The MPC observed continued consolidation in fiscal operations with the overall balance registering a surplus and the primary surplus remaining close to last year’s level. However, noting a low tax collection during July–February FY26, the Committee emphasized the importance of continuing the fiscal consolidation via base-broadening measures and undertaking structural reforms to ensure macroeconomic stability and sustainable economic growth.
The Committee noted that lower budgetary borrowing, along with liquidity generated through the recent CRR reduction, has created space for greater private sector lending. Consequently, PSC expanded by Rs790 billion up to February 20, reflecting growth in both working capital and fixed investment. Credit especially increased to textiles, wholesale and retail trade, and chemicals, whereas consumer financing continued to increase as well.

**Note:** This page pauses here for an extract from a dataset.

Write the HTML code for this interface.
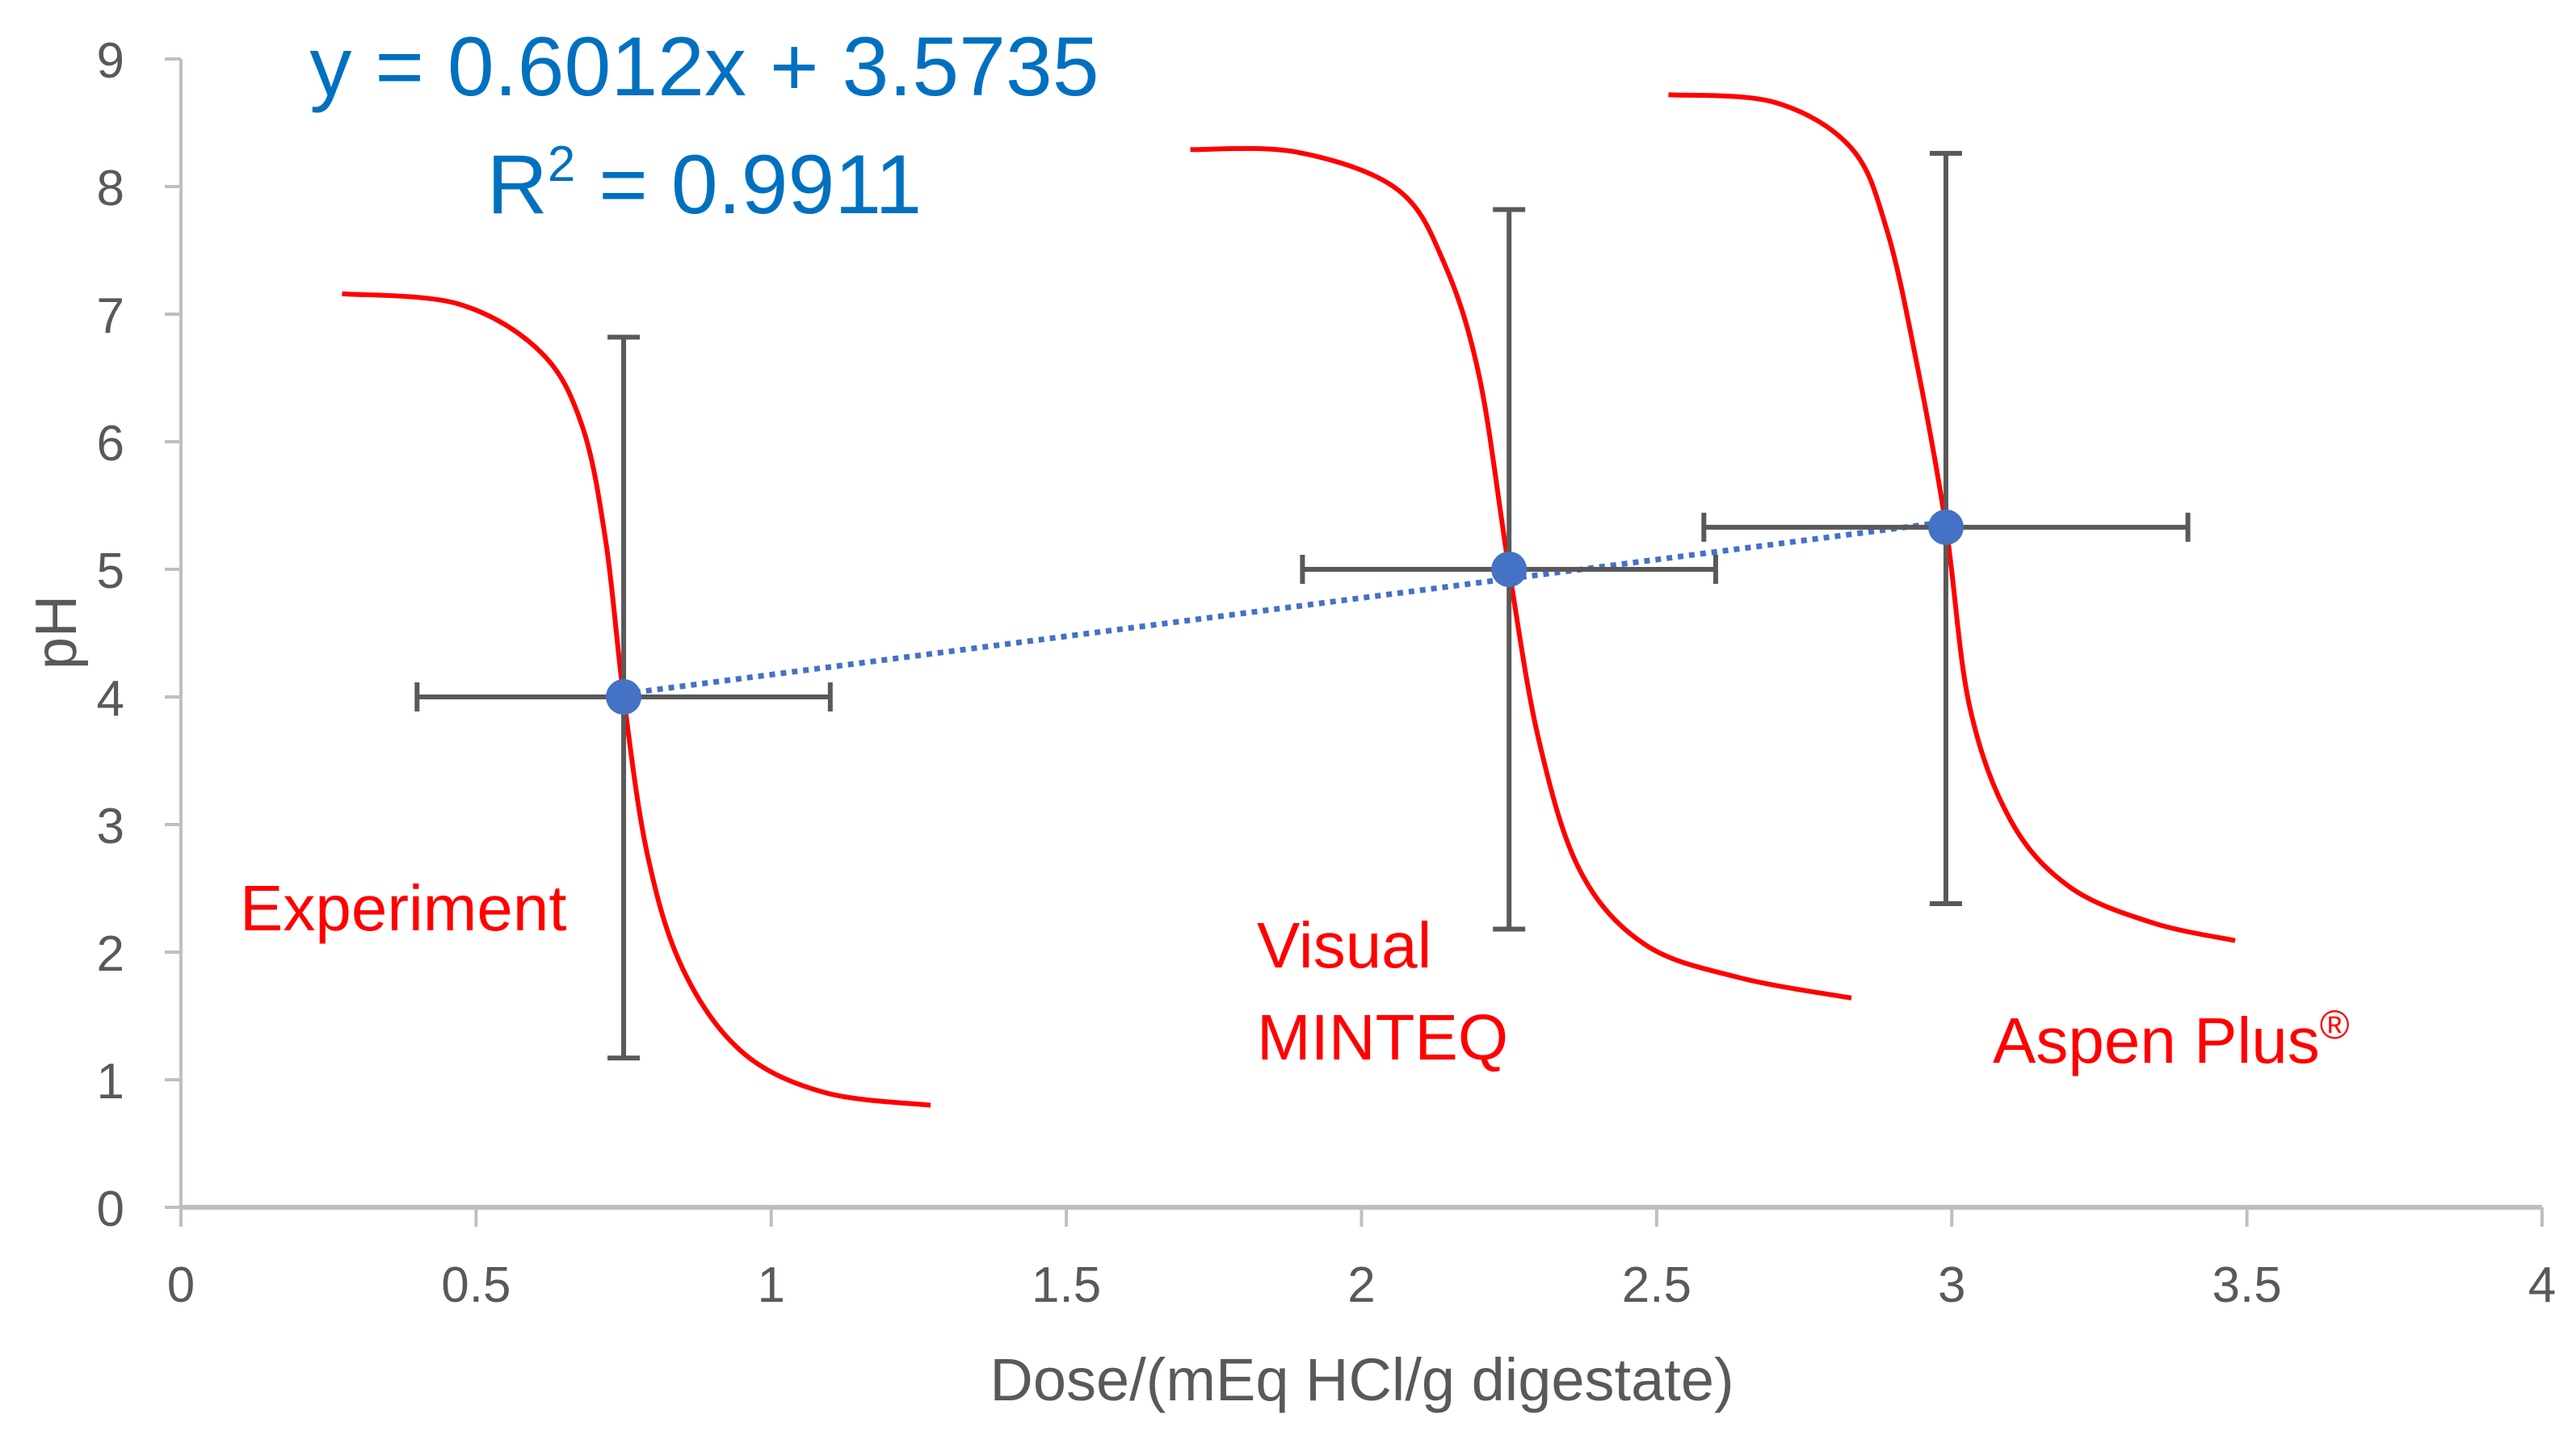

Currency in circulation increased whereas deposits recorded a decline, leading to an increase in the currency to deposit ratio and a rise in reserve money growth, it noted.
The headline inflation rose to 7.0 percent y/y in February and core inflation increased to around 7.6 percent, the committee observed and assessed, “The impact of higher expected domestic energy prices is likely to be partially offset by recent favorable movement in food prices amidst improved supply of key items and better prospects of agriculture produce.” The ongoing anchored inflation expectations and stable inflation environment are likely to somewhat limit the second-round impact of the increase in domestic fuel prices, it added.
Assessing the significant risks, particularly those from the evolving geopolitical situation, as well as from volatile food prices and unanticipated adjustments in domestic administered energy prices, the Committee projected that inflation may remain above 7% in the remaining months of FY26 and into FY27.